Tory MP Liam Fox, a former defence secretary, said that instead of ‘lecturing’, Mr Juncker should examine whether the EU is ‘fanning the flames of nationalism and the rise of the political fringe once again’.
Mr Juncker, an ex-prime minister of Luxembourg who heads the EU’s bureaucracy in Brussels, said in a speech at The Hague: ‘Whosoever does not believe in Europe, who doubts Europe, whoever despairs of Europe, should visit the military cemeteries in Europe.’

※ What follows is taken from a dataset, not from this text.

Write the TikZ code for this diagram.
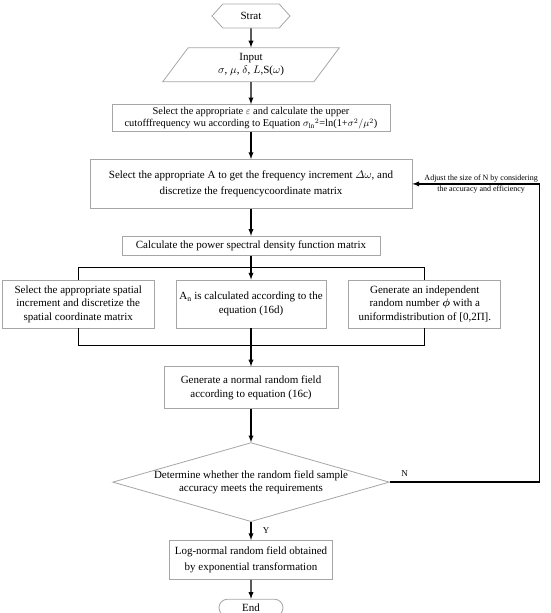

The politician boasted about how David Cameron had been forced to grovel to him for help with the ‘self-created problem’ of Britain’s EU membership renegotiation, despite the Prime Minister having unsuccessfully tried to block his appointment two years ago. Mr Juncker ruled out further renegotiations if Britain votes to leave, adding: ‘If we had to deal for years with this topic, everything will go wrong in Europe.’
Explaining his criticism of Eurosceptics, Mr Juncker said ‘peace is never a sure thing’ and that it would be a ‘mistake’ not to remember the circumstances that led to EU’s formation.
Dr Fox said: ‘The military cemeteries of Europe are testament to the failure of the Continent to control extremism in the 20th century. If Britain had not been a free and independent nation, we would have been unable to intervene.’
Robert Oxley, a spokesman for Vote Leave, said: ‘It is Nato and British diplomacy that have kept the peace on the Continent, not un-elected officials like Juncker.’